As impressive as the machines are, the humans piloting and preparing them arguably face the greater endurance challenge. All the teams at Le Mans field three drivers per car which, evenly spread out, is eight hours per driver of extreme g-forces and attention. Because Taylor is on a team with a gentleman driver–essentially a semi-professional–he’ll probably do closer to nine hours total, in stints that last 90 minutes to two hours.

Because the weather and interruptions in the race are unpredictable, no team can plan out exactly when drivers will swap out, making sleep a rare thing. “When there’s only three drivers going through the car it doesn’t leave a lot of time for rest,” Taylor says.

A lucky driver ends a stint late enough to be able to get an hour or two of sleep overnight, but if their evening run ends too early, they may not have time to calm down before having to get back in the car—and they can’t exactly pop an Ambien or drain a glass of wine.

Crew members are even less likely to nod off. Their total race, from setup to breakdown, lasts about 40 hours—not including the weeks of preparation. “Back when I started, people would doze off and people would play jokes on them and tie-wrap them to chairs,” says Riley, who doesn’t plan to sleep during the race. “But now where it’s more serious we encourage [the crew] to take cat naps and we get them more comfortable chairs that keep them fresher for the race.”

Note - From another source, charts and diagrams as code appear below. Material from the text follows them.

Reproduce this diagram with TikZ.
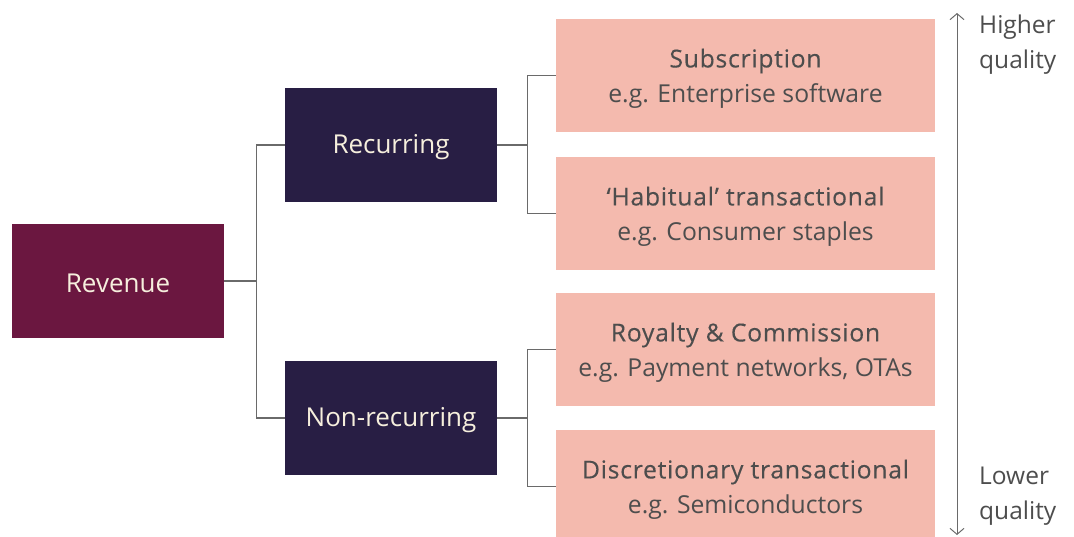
\documentclass[tikz,border=0pt]{standalone}
\usepackage{fontspec}
\setmainfont{Open Sans}
\newfontfamily\medfont[FakeBold=0.3, LetterSpace=3]{Open Sans}
\usetikzlibrary{arrows.meta}

\definecolor{maroon}{HTML}{6B1740}
\definecolor{navy}{HTML}{281E44}
\definecolor{salmon}{HTML}{F4BAAE}
\definecolor{cream}{HTML}{F6EFDD}
\definecolor{inkgray}{HTML}{4D4D4D}
\definecolor{linegray}{HTML}{6A6A6A}

\tikzset{
  % box fills; the caption sits on the box as a centred label, nudged down a little
  darktext/.style={text=cream, inner sep=0pt, yshift=-2.5pt, font=\fontsize{26}{30}\selectfont},
  leaftext/.style={text=inkgray, inner sep=0pt, yshift=-3pt, align=center,
    font=\fontsize{24.7}{35}\selectfont},
  rootbox/.style={fill=maroon, minimum width=212pt, minimum height=114pt,
    inner sep=0pt, label={[darktext]center:#1}},
  midbox/.style={fill=navy, minimum width=212pt, minimum height=114pt,
    inner sep=0pt, label={[darktext]center:#1}},
  leafbox/.style 2 args={fill=salmon, minimum width=379pt, minimum height=113pt,
    inner sep=0pt, label={[leaftext]center:{{\medfont #1}\\#2}}},
  link/.style={draw=linegray, line width=1.3pt},
  qualityaxis/.style={draw=linegray, line width=1pt, {Straight Barb[length=6pt,width=14pt]}-{Straight Barb[length=6pt,width=14pt]}},
  scaletext/.style={text=inkgray, align=left, anchor=north west, inner sep=0pt,
    font=\fontsize{24.5}{35}\selectfont}
}

\begin{document}
\begin{tikzpicture}[x=1pt, y=-1pt]
  \useasboundingbox (0,0) rectangle (1074,536);
  \clip (0,0) rectangle (1074,536);

  % tree nodes
  \node[rootbox={Revenue}] (rev) at (118,281) {};
  \node[midbox={Recurring}] (rec) at (391,145) {};
  \node[midbox={Non-recurring}] (non) at (391,418) {};

  \node[leafbox={Subscription}{e.g. Enterprise software}] (sub) at (745.5,75.5) {};
  \node[leafbox={‘Habitual’ transactional}{e.g. Consumer staples}] (hab) at (745.5,213.5) {};
  \node[leafbox={Royalty \& Commission}{e.g. Payment networks, OTAs}] (roy) at (745.5,349.5) {};
  \node[leafbox={Discretionary transactional}{e.g. Semiconductors}] (dis) at (745.5,486.5) {};

  % elbow connectors
  \coordinate (j0) at ([xshift=32pt]rev.east);
  \coordinate (j1) at ([xshift=30pt]rec.east);
  \coordinate (j2) at ([xshift=30pt]non.east);
  \draw[link] (rev.east) -- (j0) |- (rec.west);
  \draw[link] (j0) |- (non.west);
  \draw[link] (rec.east) -- (j1) |- (sub.west);
  \draw[link] (j1) |- (hab.west);
  \draw[link] (non.east) -- (j2) |- (roy.west);
  \draw[link] (j2) |- (dis.west);

  % quality axis
  \coordinate (qtop) at (957,13);
  \coordinate (qbot) at (957,535);
  \draw[qualityaxis] (qbot) -- (qtop);
  \node[scaletext] (hi) at (979,15) {Higher\\quality};
  \node[scaletext] (lo) at (979,467) {Lower\\quality};
\end{tikzpicture}
\end{document}
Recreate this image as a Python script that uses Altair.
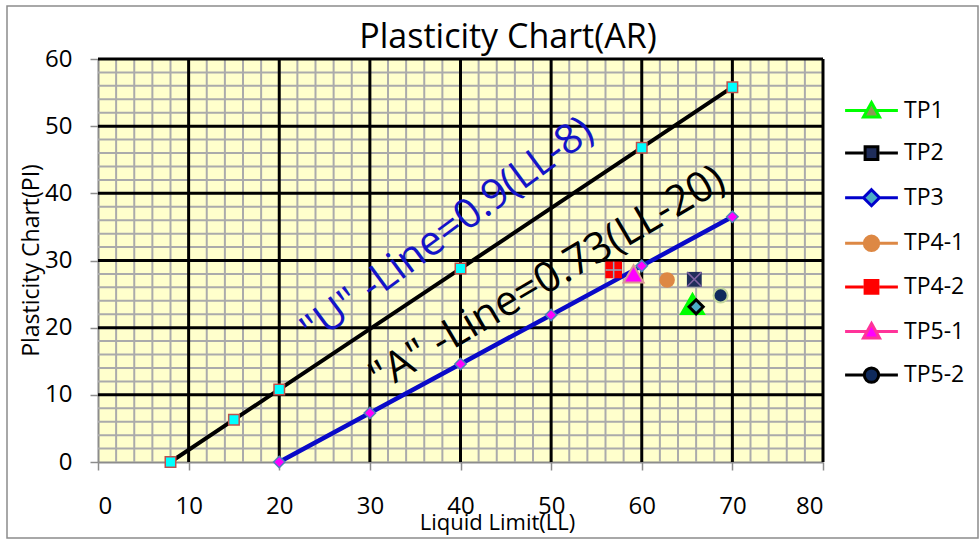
import altair as alt
import pandas as pd

FONT = "Open Sans"

# ---- data ----
u_ll = [8, 15, 20, 40, 60, 70]
u_pi = [0, 6.3, 10.8, 28.8, 46.8, 55.8]
a_ll = [20, 30, 40, 50, 60, 70]
a_pi = [0, 7.3, 14.6, 21.9, 29.2, 36.5]

series = ["TP1", "TP2", "TP3", "TP4-1", "TP4-2", "TP5-1", "TP5-2"]
tp_ll = [65.6, 65.8, 66.0, 62.8, 56.9, 59.1, 68.7]
tp_pi = [23.5, 27.2, 23.1, 27.1, 28.6, 28.0, 24.8]

x_ticks = [0, 10, 20, 30, 40, 50, 60, 70, 80]
y_ticks = [0, 10, 20, 30, 40, 50, 60]
x_major = [10, 20, 30, 40, 50, 60, 70, 80]
y_major = [10, 20, 30, 40, 50, 60]
x_minor = [v for v in range(2, 80, 2) if v % 10]
y_minor = [v for v in range(2, 60, 2) if v % 10]

labels_text = ['"U" -Line=0.9(LL-8)', '"A" -Line=0.73(LL-20)']
labels_ll = [38.6, 49.6]
labels_pi = [34.4, 27.3]

title_text = "Plasticity Chart(AR)"

# ---- styles ----
line_colors = ["#00FF00", "#000000", "#0000CC", "#DD8844", "#FF0000", "#FF3399", "#000000"]
marker_fill = ["#00FF00", "#1F2D5A", "#4BACC6", "#DD8844", "#FF0000", "#FF00FF", "#0F2A5C"]
marker_stroke = ["#00FF00", "#1F2D5A", "#000000", "#DD8844", "#FF0000", "#D99694", "#C3D69B"]
marker_shape = ["triangle-up", "square", "diamond", "circle", "square", "triangle-up", "circle"]
marker_size = [460, 220, 200, 240, 280, 400, 200]
marker_sw = [3, 0, 3, 0, 0, 2, 2]
legend_fill = ["#8C9A55", "#1F2D5A", "#4BACC6", "#DD8844", "#FF0000", "#FF00FF", "#0F2A5C"]

TRI = "M0,-1L1,0.8L-1,0.8Z"
SQ = "M-0.8,-0.8H0.8V0.8H-0.8Z"
DIA = "M0,-1L1,0L0,1L-1,0Z"
CIR = "M-0.9,0A0.9,0.9,0,1,1,0.9,0A0.9,0.9,0,1,1,-0.9,0Z"
LN_T = "M-3.3,0H-0.5M0.5,0H3.3"
LN_B = "M-3.3,0H-1M1,0H3.3"
legend_shapes = [LN_T + TRI, LN_B + SQ, LN_B + DIA, LN_B + CIR, LN_B + SQ, LN_T + TRI, LN_B + CIR]

u_df = pd.DataFrame({"LL": u_ll, "PI": u_pi})
a_df = pd.DataFrame({"LL": a_ll, "PI": a_pi})
tp_df = pd.DataFrame({"series": series, "LL": tp_ll, "PI": tp_pi})
lab_df = pd.DataFrame({"txt": labels_text, "LL": labels_ll, "PI": labels_pi})

xs = alt.Scale(domain=[0, 80], nice=False, zero=False)
ys = alt.Scale(domain=[0, 60], nice=False, zero=False)

x_axis = alt.Axis(values=x_ticks, grid=False, title="Liquid Limit(LL)",
                  labelFontSize=24, labelFont=FONT, labelColor="#000", labelPadding=43,
                  labelBaseline="alphabetic", tickSize=8, tickColor="#8C8C8C", tickWidth=1.5,
                  domainColor="#8C8C8C", domainWidth=2, titleFontSize=22, titleFont=FONT,
                  titleFontWeight="normal", titleColor="#000", titleX=399, titleY=67,
                  titleBaseline="alphabetic", titleAlign="center")
y_axis = alt.Axis(values=y_ticks, grid=False, title="Plasticity Chart(PI)",
                  labelFontSize=24, labelFont=FONT, labelColor="#000", labelPadding=18,
                  tickSize=8, tickColor="#8C8C8C", tickWidth=1.5,
                  domainColor="#8C8C8C", domainWidth=2, titleFontSize=23, titleFont=FONT,
                  titleFontWeight="normal", titleColor="#000", titleX=-60, titleY=201,
                  titleBaseline="alphabetic", titleAlign="center", titleAngle=270)

minor_x = alt.Chart(pd.DataFrame({"v": x_minor})).mark_rule(color="#ABABAB", strokeWidth=2).encode(
    x=alt.X("v:Q", scale=xs, axis=x_axis))
minor_y = alt.Chart(pd.DataFrame({"v": y_minor})).mark_rule(color="#ABABAB", strokeWidth=2).encode(
    y=alt.Y("v:Q", scale=ys, axis=y_axis))
major_x = alt.Chart(pd.DataFrame({"v": x_major})).mark_rule(color="#000", strokeWidth=3).encode(
    x=alt.X("v:Q", scale=xs))
major_y = alt.Chart(pd.DataFrame({"v": y_major})).mark_rule(color="#000", strokeWidth=3).encode(
    y=alt.Y("v:Q", scale=ys))

u_line = alt.Chart(u_df).mark_line(color="#000", strokeWidth=4).encode(
    x=alt.X("LL:Q", scale=xs), y=alt.Y("PI:Q", scale=ys))
u_pts = alt.Chart(u_df).mark_point(shape="square", filled=True, fill="#00FFFF", stroke="#C0504D",
                                   strokeWidth=1.5, size=110, opacity=1).encode(
    x=alt.X("LL:Q", scale=xs), y=alt.Y("PI:Q", scale=ys))
a_line = alt.Chart(a_df).mark_line(color="#0A0AC8", strokeWidth=4.5).encode(
    x=alt.X("LL:Q", scale=xs), y=alt.Y("PI:Q", scale=ys))
a_pts = alt.Chart(a_df).mark_point(shape="diamond", filled=True, fill="#FF00FF", stroke="#4F81BD",
                                   strokeWidth=1.5, size=130, opacity=1).encode(
    x=alt.X("LL:Q", scale=xs), y=alt.Y("PI:Q", scale=ys))

u_text = alt.Chart(lab_df.iloc[[0]]).mark_text(font=FONT, fontSize=41, angle=323.5, color="#1414C8",
                                               align="center", baseline="middle").encode(
    x=alt.X("LL:Q", scale=xs), y=alt.Y("PI:Q", scale=ys), text="txt:N")
a_text = alt.Chart(lab_df.iloc[[1]]).mark_text(font=FONT, fontSize=42, angle=329.5, color="#000",
                                               align="center", baseline="middle").encode(
    x=alt.X("LL:Q", scale=xs), y=alt.Y("PI:Q", scale=ys), text="txt:N")

tp_pts = alt.Chart(tp_df).mark_point(filled=True, opacity=1).encode(
    x=alt.X("LL:Q", scale=xs), y=alt.Y("PI:Q", scale=ys),
    shape=alt.Shape("series:N", scale=alt.Scale(domain=series, range=marker_shape), legend=None),
    fill=alt.Fill("series:N", scale=alt.Scale(domain=series, range=marker_fill), legend=None),
    stroke=alt.Stroke("series:N", scale=alt.Scale(domain=series, range=marker_stroke), legend=None),
    size=alt.Size("series:N", scale=alt.Scale(type="ordinal", domain=series, range=marker_size), legend=None),
    strokeWidth=alt.StrokeWidth("series:N", scale=alt.Scale(type="ordinal", domain=series, range=marker_sw),
                                legend=None),
)

deco_series = ["TP2", "TP4-2"]
deco = alt.Chart(tp_df).transform_filter(
    alt.FieldOneOfPredicate(field="series", oneOf=deco_series)
).mark_point(filled=False, opacity=1, strokeWidth=1.5).encode(
    x=alt.X("LL:Q", scale=xs), y=alt.Y("PI:Q", scale=ys),
    shape=alt.Shape("series:N", scale=alt.Scale(domain=deco_series,
                    range=["M-1,-1L1,1M-1,1L1,-1", "M0,-1V1M-1,0H1"]), legend=None),
    stroke=alt.Stroke("series:N", scale=alt.Scale(domain=deco_series,
                      range=["#8064A2", "#8EA9C1"]), legend=None),
    size=alt.Size("series:N", scale=alt.Scale(type="ordinal", domain=deco_series, range=[205, 260]),
                  legend=None),
)

leg = dict(orient="none", legendX=762, legendY=40, title=None, symbolSize=256,
           symbolStrokeWidth=3, symbolOpacity=1, labelFontSize=23, labelFont=FONT,
           labelColor="#000", labelOffset=21, rowPadding=17.6, padding=0)
legend_layer = alt.Chart(tp_df).transform_filter("false").mark_point(filled=True, opacity=1).encode(
    x=alt.X("LL:Q", scale=xs), y=alt.Y("PI:Q", scale=ys),
    shape=alt.Shape("series:N", scale=alt.Scale(domain=series, range=legend_shapes), legend=alt.Legend(**leg)),
    fill=alt.Fill("series:N", scale=alt.Scale(domain=series, range=legend_fill), legend=alt.Legend(**leg)),
    stroke=alt.Stroke("series:N", scale=alt.Scale(domain=series, range=line_colors), legend=alt.Legend(**leg)),
)

frame = alt.Chart(pd.DataFrame({"a": [0]})).mark_rect(fillOpacity=0, stroke="#8C8C8C", strokeWidth=1.5).encode(
    x=alt.value(-91), x2=alt.value(880), y=alt.value(-53), y2=alt.value(479))

title = alt.Chart(pd.DataFrame({"t": [title_text]})).mark_text(
    font=FONT, fontSize=34, color="#000", align="center", baseline="alphabetic").encode(
    x=alt.value(410), y=alt.value(-11), text="t:N")

chart = alt.layer(
    frame, minor_x, minor_y, major_x, major_y,
    u_line, u_pts, a_line, a_pts, u_text, a_text, tp_pts, deco, legend_layer, title
).resolve_scale(
    shape="independent", fill="independent", stroke="independent", size="independent",
    strokeWidth="independent"
).properties(
    width=725, height=403,
    padding={"left": 98, "top": 59, "right": 157, "bottom": 78},
    autosize=alt.AutoSizeParams(type="none"),
    background="#FFFFFF",
).configure_view(stroke=None, fill="#FFFFCC")

chart.save("out.html", embed_options={"renderer": "svg", "actions": False})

Drivers also have keep up their nutrition and hydration. Taylor, who weighs just 150 pounds, lost 10 pounds in a recent 24-hour race. “After the second stint our pee is bright yellow,” he says. Now, he’s working with his full-time racing team and scientists to analyze his sweat in order to understand how to better stay hydrated.

For a non-European team, racing at Le Mans isn’t just exhausting, it’s expensive—raising the stakes even higher. Whether it’s the compound of a tire or the color of a driver’s urine, getting everything right matters. It’s what makes Le Mans so much fun to watch and so important to win.

“I’ve done a lot of different races and this is one of the crown jewel of motorsports,” says Riley, who has advice for anyone interesting in going: “Get it out of their bucket list before they kick the bucket.”